• WHAT TO WORK ON
Where a line holds the word "this", copy that line.

• DATA EXCERPTS
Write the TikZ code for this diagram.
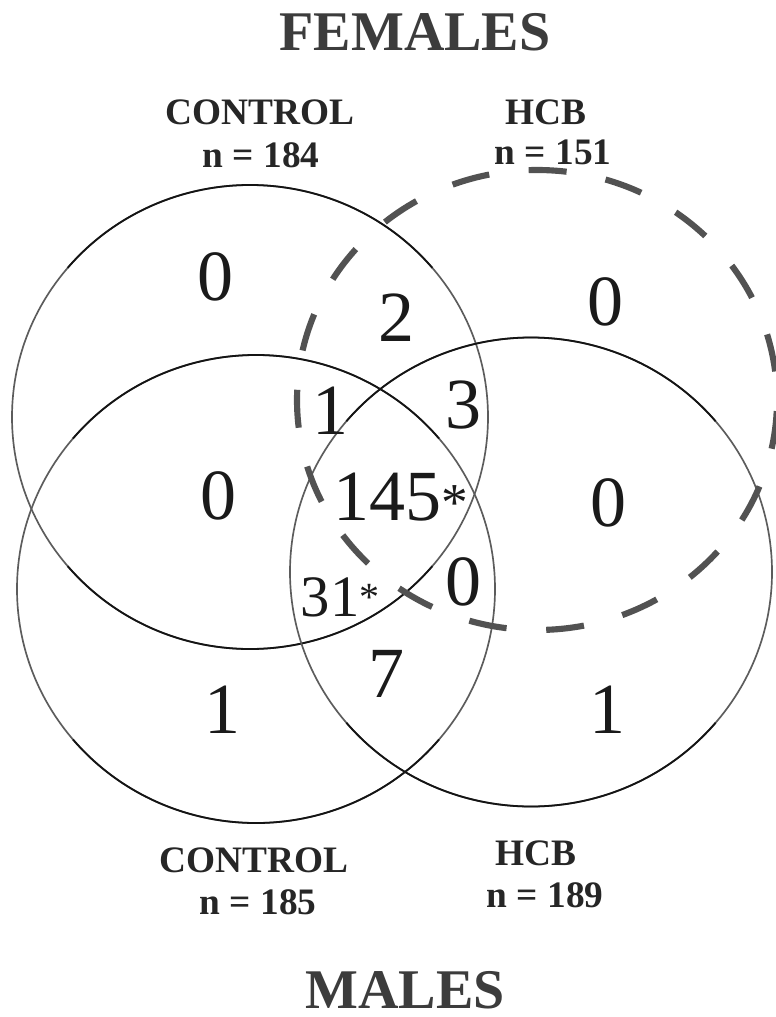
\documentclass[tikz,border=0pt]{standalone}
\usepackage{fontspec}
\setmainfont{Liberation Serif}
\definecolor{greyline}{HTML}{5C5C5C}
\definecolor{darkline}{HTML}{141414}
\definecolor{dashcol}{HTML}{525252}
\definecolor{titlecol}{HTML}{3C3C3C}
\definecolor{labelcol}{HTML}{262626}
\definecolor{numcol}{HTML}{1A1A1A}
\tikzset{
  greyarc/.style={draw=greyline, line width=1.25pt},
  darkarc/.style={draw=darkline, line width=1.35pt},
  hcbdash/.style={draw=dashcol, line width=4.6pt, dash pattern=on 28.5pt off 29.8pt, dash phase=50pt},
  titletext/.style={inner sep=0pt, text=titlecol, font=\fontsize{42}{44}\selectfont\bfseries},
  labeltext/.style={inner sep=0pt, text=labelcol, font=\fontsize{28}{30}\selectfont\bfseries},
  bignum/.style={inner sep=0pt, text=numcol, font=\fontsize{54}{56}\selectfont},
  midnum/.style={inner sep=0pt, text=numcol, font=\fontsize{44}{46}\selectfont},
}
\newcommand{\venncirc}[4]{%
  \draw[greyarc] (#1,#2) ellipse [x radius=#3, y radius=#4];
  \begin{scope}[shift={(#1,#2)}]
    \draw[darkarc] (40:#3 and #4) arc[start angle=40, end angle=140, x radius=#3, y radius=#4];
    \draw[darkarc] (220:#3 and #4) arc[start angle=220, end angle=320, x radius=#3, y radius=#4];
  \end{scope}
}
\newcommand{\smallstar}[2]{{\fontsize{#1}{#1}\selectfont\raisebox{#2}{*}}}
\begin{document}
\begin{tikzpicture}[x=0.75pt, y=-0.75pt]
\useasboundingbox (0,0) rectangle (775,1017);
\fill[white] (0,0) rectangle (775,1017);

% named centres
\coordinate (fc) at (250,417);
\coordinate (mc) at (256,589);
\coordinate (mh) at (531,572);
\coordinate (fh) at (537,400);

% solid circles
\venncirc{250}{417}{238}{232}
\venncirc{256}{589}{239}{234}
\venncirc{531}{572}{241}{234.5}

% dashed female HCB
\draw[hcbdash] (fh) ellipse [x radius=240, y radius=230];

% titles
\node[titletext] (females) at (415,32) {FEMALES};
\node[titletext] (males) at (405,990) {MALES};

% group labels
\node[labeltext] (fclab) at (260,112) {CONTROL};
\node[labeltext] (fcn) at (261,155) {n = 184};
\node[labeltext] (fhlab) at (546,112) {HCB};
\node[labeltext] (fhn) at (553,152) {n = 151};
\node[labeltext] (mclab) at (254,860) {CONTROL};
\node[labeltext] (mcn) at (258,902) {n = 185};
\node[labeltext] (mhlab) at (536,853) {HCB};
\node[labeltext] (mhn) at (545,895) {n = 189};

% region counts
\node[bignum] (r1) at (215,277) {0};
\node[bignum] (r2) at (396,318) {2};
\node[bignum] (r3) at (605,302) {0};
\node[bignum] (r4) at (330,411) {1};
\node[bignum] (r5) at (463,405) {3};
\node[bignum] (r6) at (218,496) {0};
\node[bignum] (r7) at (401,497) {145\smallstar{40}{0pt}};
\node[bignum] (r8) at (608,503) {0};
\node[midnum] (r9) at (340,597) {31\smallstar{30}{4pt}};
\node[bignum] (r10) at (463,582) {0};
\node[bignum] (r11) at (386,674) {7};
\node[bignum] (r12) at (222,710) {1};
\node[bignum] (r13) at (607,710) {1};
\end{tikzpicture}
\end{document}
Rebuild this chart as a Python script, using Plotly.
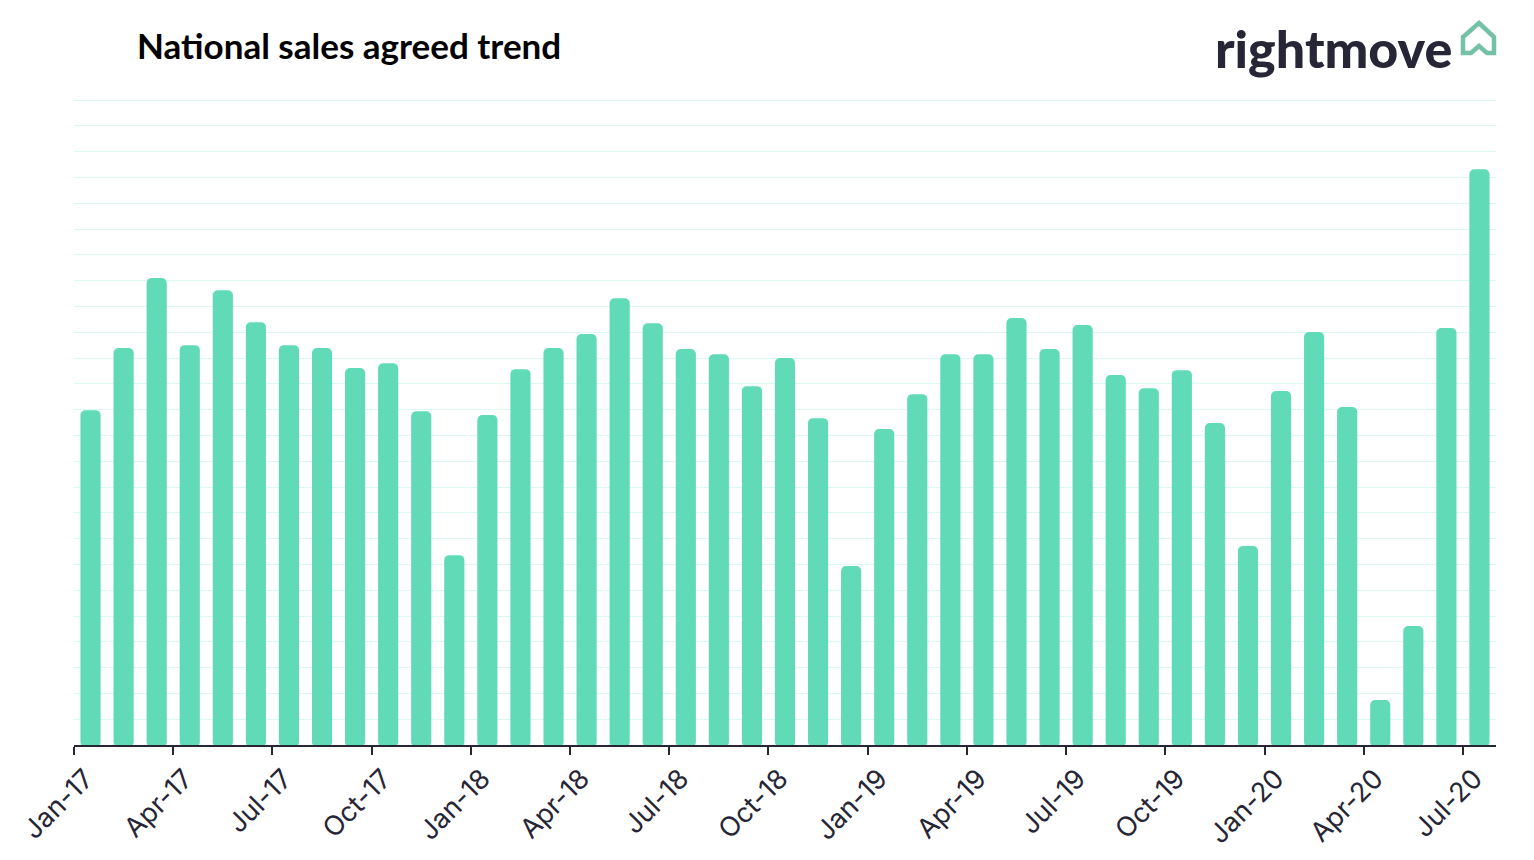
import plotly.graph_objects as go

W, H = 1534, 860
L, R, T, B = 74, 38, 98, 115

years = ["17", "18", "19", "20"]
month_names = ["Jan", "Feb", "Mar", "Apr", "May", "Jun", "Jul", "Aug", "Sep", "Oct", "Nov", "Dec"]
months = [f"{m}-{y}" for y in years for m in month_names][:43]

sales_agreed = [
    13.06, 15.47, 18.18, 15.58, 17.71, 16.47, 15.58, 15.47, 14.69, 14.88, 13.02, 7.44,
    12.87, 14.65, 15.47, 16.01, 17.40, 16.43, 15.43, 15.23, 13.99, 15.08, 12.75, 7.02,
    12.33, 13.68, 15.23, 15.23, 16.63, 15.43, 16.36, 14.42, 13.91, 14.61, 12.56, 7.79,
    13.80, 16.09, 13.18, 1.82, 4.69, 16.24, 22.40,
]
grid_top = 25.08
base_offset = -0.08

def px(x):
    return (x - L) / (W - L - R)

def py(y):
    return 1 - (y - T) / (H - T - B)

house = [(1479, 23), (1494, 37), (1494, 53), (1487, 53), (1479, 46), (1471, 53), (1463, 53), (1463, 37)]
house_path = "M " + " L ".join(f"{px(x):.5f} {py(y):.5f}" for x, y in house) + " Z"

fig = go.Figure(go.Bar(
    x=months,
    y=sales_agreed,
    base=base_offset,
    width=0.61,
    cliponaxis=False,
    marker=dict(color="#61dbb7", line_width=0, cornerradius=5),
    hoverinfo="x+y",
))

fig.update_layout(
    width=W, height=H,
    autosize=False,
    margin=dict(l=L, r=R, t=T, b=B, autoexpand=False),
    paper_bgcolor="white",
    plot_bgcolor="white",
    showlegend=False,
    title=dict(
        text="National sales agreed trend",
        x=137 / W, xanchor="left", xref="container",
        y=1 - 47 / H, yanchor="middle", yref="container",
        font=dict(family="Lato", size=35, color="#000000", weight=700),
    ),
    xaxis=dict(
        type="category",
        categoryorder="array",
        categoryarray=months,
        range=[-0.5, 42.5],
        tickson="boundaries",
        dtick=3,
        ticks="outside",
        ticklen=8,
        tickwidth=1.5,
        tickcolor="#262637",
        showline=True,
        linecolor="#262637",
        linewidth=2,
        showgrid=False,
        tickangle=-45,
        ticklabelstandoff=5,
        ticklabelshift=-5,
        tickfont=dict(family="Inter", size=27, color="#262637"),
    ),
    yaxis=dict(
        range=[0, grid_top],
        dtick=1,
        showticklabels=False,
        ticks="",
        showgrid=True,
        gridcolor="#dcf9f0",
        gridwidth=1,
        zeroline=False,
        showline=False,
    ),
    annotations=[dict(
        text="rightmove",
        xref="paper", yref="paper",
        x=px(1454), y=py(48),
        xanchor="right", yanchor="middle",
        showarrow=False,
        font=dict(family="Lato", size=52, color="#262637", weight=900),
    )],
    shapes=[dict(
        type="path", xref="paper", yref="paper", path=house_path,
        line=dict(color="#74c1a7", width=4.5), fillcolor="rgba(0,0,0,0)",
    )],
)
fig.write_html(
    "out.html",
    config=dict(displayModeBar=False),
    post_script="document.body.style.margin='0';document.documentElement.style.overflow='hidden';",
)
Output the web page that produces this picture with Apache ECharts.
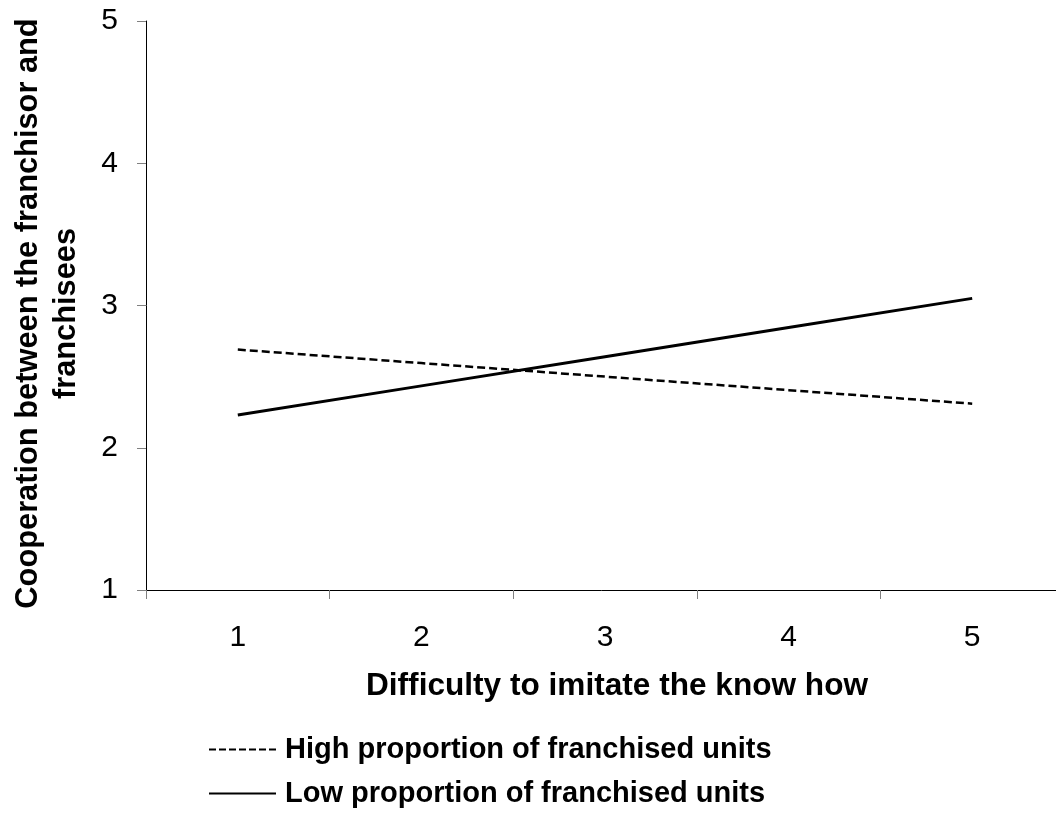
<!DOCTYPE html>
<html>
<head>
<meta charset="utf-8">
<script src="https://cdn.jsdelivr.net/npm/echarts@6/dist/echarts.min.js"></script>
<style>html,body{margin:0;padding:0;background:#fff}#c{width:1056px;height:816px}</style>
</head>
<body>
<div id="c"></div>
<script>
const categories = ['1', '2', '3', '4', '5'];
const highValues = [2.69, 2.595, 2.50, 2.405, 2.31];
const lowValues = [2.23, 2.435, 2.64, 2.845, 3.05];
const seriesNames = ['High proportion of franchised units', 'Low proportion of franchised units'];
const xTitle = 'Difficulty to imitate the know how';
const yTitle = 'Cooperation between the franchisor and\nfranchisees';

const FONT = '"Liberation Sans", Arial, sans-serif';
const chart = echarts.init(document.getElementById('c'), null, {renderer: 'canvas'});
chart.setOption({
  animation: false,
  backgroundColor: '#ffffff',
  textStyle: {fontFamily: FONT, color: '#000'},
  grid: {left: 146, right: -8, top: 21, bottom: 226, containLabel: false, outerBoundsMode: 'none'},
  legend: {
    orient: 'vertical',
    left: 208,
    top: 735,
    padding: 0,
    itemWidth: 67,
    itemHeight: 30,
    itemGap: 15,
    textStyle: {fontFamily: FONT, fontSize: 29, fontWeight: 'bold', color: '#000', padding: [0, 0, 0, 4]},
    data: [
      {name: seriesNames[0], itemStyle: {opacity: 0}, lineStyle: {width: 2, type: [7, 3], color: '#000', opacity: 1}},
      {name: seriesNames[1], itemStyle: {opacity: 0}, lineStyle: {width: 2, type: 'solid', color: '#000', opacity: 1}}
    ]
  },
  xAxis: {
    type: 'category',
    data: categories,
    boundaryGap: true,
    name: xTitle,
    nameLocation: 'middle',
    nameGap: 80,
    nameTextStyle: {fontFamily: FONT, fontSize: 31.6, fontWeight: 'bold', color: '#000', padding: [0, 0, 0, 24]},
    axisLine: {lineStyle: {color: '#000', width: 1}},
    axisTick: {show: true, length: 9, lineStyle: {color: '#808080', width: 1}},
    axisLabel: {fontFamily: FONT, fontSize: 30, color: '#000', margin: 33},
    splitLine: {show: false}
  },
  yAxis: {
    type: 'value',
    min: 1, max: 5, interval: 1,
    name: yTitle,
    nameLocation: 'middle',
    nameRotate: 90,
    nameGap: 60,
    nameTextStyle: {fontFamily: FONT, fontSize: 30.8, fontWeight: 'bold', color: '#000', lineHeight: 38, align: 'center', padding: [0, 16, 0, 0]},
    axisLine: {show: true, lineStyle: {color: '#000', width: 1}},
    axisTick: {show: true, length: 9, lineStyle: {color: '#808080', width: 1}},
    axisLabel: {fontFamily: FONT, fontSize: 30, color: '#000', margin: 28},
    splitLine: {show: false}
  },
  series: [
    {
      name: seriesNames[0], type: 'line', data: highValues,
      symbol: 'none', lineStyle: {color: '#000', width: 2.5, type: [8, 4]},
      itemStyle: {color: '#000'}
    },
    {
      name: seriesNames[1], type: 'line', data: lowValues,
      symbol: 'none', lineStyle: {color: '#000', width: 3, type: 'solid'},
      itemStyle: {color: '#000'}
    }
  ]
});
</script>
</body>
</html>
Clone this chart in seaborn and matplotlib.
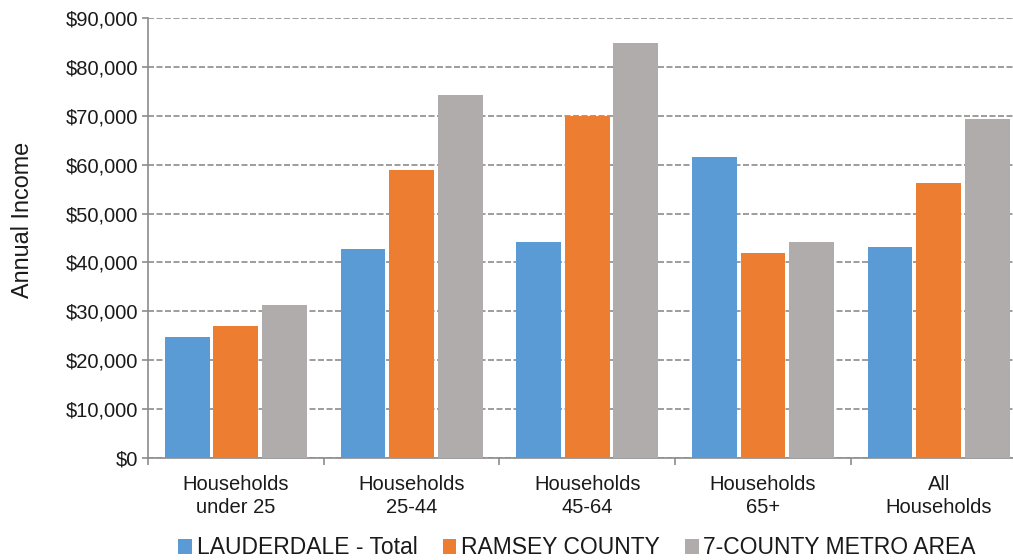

• WRITTEN RESPONSE
Write the TikZ code for this diagram.
Rebuild this chart as a Python script, using Plotly.
Output the web page that produces this picture with Apache ECharts.
Clone this chart in seaborn and matplotlib.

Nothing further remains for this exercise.